Aucun policier n’a tenté de bouger les plusieurs centaines de personnes pendant notre occupation du point central. Les flics sont intervenus justement car nous avons commencé à ne plus être assez nombreux après la fin de l’assemblée.

Les manifs comme les blocages peuvent être des réussites seulement si nous en faisons des moyens d’action que peuvent s’approprier le plus grand nombre.

Pour cela il est nécessaire de structurer nos initiatives comme celle de l’interpro ou du cortège de tête afin de fédérer les différentes composantes de la lutte. L’auto-média par l’utilisation de Manif’Est ou la création du journal Assemblage qui a été diffusé pendant cette manifestation est un début de réalisation d’une pensée critique et indépendante sur Nancy, mais elle doit s’accompagner de prise de contact entre manifestant.es afin de renforcer les effectifs nécessaires aux actions de blocages.

Il s’agit pour la base de repenser la rue afin d’en faire un moment nécessaire à l’organisation et à l’action.

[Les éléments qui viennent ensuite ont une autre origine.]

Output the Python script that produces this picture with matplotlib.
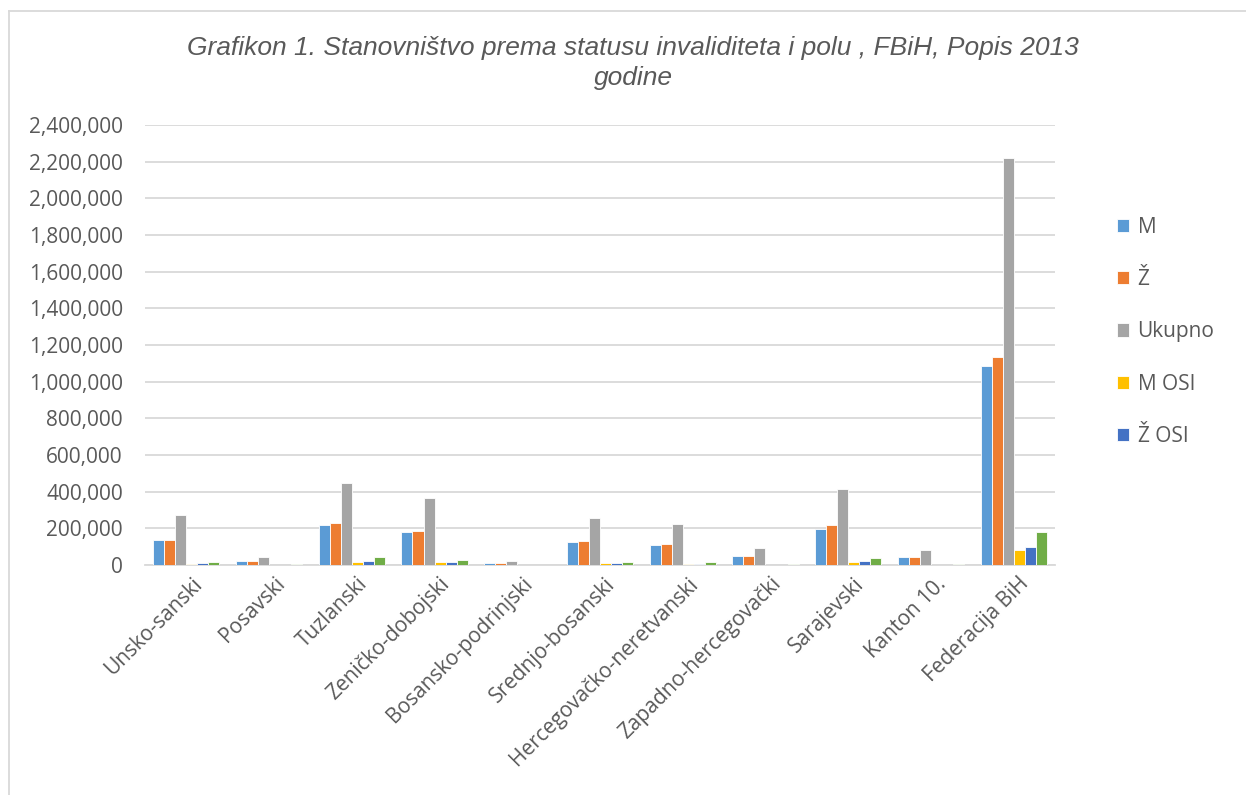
import numpy as np
import matplotlib.pyplot as plt
from matplotlib.lines import Line2D
from matplotlib.ticker import FuncFormatter, MultipleLocator

# Data (population by disability status and sex, FBiH census 2013)
kantoni = ['Unsko-sanski', 'Posavski', 'Tuzlanski', 'Zeničko-dobojski',
           'Bosansko-podrinjski', 'Srednjo-bosanski', 'Hercegovačko-neretvanski',
           'Zapadno-hercegovački', 'Sarajevski', 'Kanton 10.', 'Federacija BiH']
m = [136000, 21500, 218000, 180000, 11700, 126000, 108000, 47000, 197000, 42000, 1086000]
z = [137000, 22000, 227000, 184000, 12000, 129000, 114000, 48000, 216000, 42000, 1133000]
ukupno = [273000, 43500, 445000, 364000, 23700, 255000, 222000, 95000, 413600, 84000, 2219000]
m_osi = [8000, 1500, 18000, 14000, 1000, 9000, 7000, 1500, 14000, 2000, 82000]
z_osi = [10000, 1800, 24000, 16000, 1200, 10000, 8000, 1800, 22000, 2200, 100000]
ukupno_osi = [18000, 3300, 42000, 30000, 2200, 19000, 15000, 3300, 36000, 4200, 182000]

series = [('M', m, '#5B9BD5'), ('Ž', z, '#ED7D31'), ('Ukupno', ukupno, '#A5A5A5'),
          ('M OSI', m_osi, '#FFC000'), ('Ž OSI', z_osi, '#4472C4'),
          ('Ukupno OSI', ukupno_osi, '#70AD47')]

plt.rcParams['font.family'] = ['Open Sans', 'DejaVu Sans']

fig = plt.figure(figsize=(12.46, 7.95), dpi=100)
ax = fig.add_axes([145 / 1246, 1 - 565 / 795, 910 / 1246, 440 / 795])

x = np.arange(len(kantoni))
bw = 0.8 / 6
handles = []
for i, (name, vals, col) in enumerate(series):
    b = ax.bar(x - 0.4 + bw * (i + 0.5), vals, bw, color=col, edgecolor='#ffffff',
               linewidth=0.6, label=name, zorder=3)
    if name != 'Ukupno OSI':
        handles.append(b)

ax.set_xlim(-0.5, len(kantoni) - 0.5)
ax.set_ylim(0, 2400000)
ax.yaxis.set_major_locator(MultipleLocator(200000))
ax.yaxis.set_major_formatter(FuncFormatter(lambda v, p: f'{int(v):,}'))
ax.grid(axis='y', color='#D9D9D9', linewidth=1.3, zorder=0)
for s in ['top', 'right', 'left']:
    ax.spines[s].set_visible(False)
ax.spines['bottom'].set_color('#D9D9D9')
ax.spines['bottom'].set_linewidth(1.3)
ax.tick_params(axis='both', length=0, colors='#595959', labelsize=15)
ax.tick_params(axis='y', pad=16)
ax.tick_params(axis='x', pad=6)
ax.set_xticks(x + 0.06)
ax.set_xticklabels(kantoni, rotation=45, ha='right', rotation_mode='anchor')

fig.legend(handles=handles, labels=[h.get_label() for h in handles],
           loc='upper left', bbox_to_anchor=(1098 / 1246, 1 - 198 / 795),
           frameon=False, fontsize=15, labelcolor='#595959', handlelength=0.6,
           handleheight=0.6, handletextpad=0.4, labelspacing=1.5)

fig.text(633 / 1246, 1 - 63 / 795,
         'Grafikon 1. Stanovništvo prema statusu invaliditeta i polu , FBiH, Popis 2013\ngodine',
         ha='center', va='center', fontsize=19, style='italic', color='#595959',
         family=['Liberation Sans', 'DejaVu Sans'], linespacing=1.35)

# chart frame (only left and top edges visible in the crop)
fig.add_artist(Line2D([9 / 1246, 9 / 1246], [0, 1 - 11 / 795], transform=fig.transFigure,
                      color='#D9D9D9', linewidth=1.3))
fig.add_artist(Line2D([9 / 1246, 1], [1 - 11 / 795, 1 - 11 / 795], transform=fig.transFigure,
                      color='#D9D9D9', linewidth=1.3))

fig.savefig('out.png', dpi=100)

Notre voix doit exister pendant les cortèges, sur la toile et jusque dans les journaux qui tapissent les toilettes des organisations syndicales !

L’auto-organisation des travailleur.euses ne peut plus demeurer un slogan de fin de cortège, ce mouvement social est l’occasion pour nous, les révolutionnaires citoyenno-rebelles, de nous donner les moyens d’agir.

L’information est un début
nos actions un moyen
pour une liberté sans faim.

Merci à l’interpro et à toutes celles et ceux qui cassent leur codes habituels pour faire du bannissement de ce gouvernement une priorité.

L’unité, oui ! Entre celles et ceux de la base !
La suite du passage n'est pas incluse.